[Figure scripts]
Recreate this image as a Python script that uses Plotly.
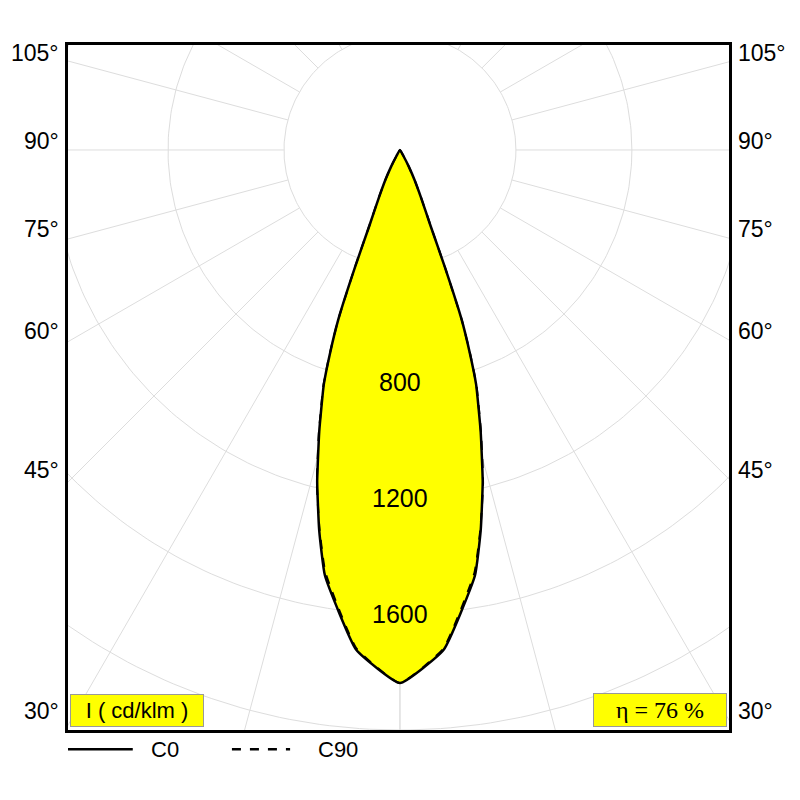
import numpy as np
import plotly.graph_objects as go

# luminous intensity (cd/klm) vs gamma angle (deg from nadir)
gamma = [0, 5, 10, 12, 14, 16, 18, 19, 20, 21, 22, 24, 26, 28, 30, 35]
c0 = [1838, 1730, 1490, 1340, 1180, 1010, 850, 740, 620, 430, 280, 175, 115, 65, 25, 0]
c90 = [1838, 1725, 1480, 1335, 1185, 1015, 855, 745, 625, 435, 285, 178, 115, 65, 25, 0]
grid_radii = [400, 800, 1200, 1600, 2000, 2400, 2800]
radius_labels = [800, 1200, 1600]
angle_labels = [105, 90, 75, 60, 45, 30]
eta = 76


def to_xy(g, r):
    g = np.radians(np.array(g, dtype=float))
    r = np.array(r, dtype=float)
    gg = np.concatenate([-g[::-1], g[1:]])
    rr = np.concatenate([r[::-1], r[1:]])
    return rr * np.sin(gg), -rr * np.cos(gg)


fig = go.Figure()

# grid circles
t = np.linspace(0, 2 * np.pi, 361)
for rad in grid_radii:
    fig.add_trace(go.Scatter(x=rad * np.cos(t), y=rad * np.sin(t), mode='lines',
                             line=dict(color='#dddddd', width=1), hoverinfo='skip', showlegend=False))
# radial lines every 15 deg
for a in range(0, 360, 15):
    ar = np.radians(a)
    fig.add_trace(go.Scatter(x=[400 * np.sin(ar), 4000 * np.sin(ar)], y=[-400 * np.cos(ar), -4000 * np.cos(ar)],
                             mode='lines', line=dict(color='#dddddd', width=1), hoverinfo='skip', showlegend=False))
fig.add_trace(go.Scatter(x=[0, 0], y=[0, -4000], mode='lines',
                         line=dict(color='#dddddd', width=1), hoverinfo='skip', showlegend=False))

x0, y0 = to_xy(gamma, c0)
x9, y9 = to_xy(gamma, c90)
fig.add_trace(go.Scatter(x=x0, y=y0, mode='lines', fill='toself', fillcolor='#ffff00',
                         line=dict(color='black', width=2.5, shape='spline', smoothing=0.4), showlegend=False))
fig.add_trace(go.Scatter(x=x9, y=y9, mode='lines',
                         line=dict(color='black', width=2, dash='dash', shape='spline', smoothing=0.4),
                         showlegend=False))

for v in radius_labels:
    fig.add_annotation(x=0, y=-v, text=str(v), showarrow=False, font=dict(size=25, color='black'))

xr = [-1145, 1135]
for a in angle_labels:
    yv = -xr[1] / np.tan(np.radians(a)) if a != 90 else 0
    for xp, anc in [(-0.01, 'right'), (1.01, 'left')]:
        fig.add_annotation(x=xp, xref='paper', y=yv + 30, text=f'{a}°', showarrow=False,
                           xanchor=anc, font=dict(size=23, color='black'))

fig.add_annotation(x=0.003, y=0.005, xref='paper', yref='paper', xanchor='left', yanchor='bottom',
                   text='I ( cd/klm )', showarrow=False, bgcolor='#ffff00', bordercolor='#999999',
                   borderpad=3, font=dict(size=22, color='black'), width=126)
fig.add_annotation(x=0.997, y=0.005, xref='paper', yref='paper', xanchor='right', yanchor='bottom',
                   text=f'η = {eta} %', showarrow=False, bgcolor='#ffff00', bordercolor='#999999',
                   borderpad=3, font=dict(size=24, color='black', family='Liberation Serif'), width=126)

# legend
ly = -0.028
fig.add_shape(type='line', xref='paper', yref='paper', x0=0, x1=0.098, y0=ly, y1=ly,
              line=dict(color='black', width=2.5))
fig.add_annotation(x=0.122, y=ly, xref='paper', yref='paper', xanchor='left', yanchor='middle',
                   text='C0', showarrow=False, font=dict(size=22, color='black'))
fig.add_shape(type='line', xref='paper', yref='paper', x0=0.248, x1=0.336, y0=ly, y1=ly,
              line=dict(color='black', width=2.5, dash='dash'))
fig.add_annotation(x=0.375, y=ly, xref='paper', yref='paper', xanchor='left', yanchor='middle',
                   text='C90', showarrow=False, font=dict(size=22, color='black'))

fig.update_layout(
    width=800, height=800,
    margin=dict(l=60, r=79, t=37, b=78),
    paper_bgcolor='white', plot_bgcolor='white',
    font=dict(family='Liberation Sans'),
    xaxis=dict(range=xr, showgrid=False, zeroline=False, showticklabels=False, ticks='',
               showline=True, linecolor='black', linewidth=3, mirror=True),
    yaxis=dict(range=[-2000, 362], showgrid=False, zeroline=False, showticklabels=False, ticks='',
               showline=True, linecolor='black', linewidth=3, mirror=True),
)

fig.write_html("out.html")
==
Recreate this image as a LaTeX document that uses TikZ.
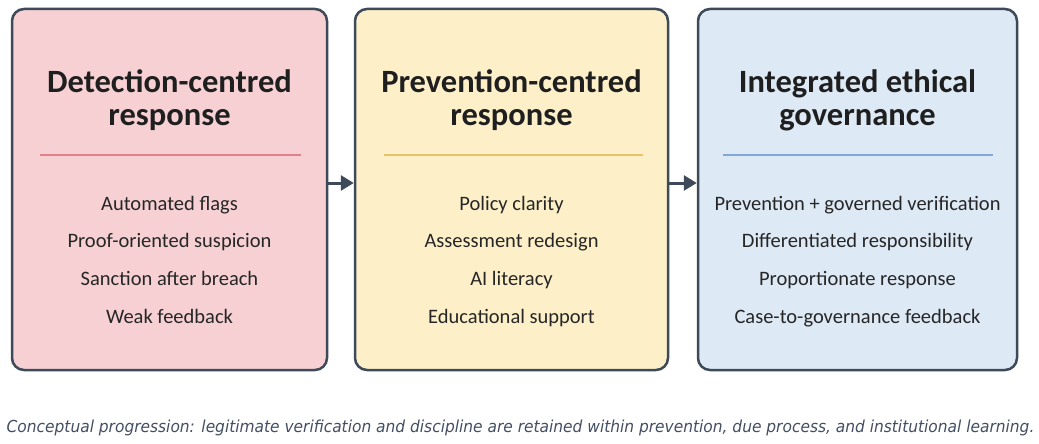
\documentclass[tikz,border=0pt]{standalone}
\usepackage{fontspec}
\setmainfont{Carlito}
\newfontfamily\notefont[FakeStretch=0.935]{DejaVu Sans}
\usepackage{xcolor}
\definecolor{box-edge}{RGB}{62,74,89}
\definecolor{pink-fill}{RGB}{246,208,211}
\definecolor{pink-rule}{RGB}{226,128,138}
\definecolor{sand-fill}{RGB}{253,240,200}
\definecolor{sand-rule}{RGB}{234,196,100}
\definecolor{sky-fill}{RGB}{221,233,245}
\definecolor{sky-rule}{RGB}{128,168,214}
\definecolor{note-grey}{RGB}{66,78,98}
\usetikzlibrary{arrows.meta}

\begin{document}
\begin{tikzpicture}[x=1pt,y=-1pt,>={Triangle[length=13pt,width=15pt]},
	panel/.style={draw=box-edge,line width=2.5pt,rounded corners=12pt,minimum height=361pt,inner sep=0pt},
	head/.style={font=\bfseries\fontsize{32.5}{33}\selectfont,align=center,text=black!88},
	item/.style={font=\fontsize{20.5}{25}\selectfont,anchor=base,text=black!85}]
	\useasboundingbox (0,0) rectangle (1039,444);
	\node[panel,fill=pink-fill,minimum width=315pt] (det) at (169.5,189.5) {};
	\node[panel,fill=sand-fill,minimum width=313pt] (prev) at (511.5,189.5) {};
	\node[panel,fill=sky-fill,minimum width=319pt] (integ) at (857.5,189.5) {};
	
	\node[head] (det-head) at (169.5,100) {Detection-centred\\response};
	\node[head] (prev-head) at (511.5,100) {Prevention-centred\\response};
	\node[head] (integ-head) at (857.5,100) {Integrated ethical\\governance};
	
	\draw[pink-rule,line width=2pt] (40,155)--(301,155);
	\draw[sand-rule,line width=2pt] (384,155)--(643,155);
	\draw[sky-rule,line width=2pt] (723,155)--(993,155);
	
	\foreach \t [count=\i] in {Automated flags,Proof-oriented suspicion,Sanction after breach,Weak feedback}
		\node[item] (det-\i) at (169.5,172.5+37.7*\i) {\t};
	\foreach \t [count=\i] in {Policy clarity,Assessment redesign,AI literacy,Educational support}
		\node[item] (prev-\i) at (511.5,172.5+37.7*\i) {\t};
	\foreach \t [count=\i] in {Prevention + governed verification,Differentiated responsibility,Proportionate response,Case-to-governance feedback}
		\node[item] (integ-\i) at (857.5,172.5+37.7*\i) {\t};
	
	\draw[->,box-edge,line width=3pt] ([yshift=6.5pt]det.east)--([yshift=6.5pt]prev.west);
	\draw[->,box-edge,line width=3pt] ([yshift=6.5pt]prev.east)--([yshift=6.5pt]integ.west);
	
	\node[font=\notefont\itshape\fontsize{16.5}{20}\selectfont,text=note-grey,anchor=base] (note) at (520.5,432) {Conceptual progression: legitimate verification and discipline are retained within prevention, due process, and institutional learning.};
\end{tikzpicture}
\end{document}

■ What is needed
Both the line with "Recreate this image as a Python" and the line with "fig = go.Figure()" belong in the copy, along with every line between them; set them down exactly and skip the pictures.

■ Result below
Recreate this image as a Python script that uses Plotly.
import numpy as np
import plotly.graph_objects as go

# luminous intensity (cd/klm) vs gamma angle (deg from nadir)
gamma = [0, 5, 10, 12, 14, 16, 18, 19, 20, 21, 22, 24, 26, 28, 30, 35]
c0 = [1838, 1730, 1490, 1340, 1180, 1010, 850, 740, 620, 430, 280, 175, 115, 65, 25, 0]
c90 = [1838, 1725, 1480, 1335, 1185, 1015, 855, 745, 625, 435, 285, 178, 115, 65, 25, 0]
grid_radii = [400, 800, 1200, 1600, 2000, 2400, 2800]
radius_labels = [800, 1200, 1600]
angle_labels = [105, 90, 75, 60, 45, 30]
eta = 76


def to_xy(g, r):
    g = np.radians(np.array(g, dtype=float))
    r = np.array(r, dtype=float)
    gg = np.concatenate([-g[::-1], g[1:]])
    rr = np.concatenate([r[::-1], r[1:]])
    return rr * np.sin(gg), -rr * np.cos(gg)


fig = go.Figure()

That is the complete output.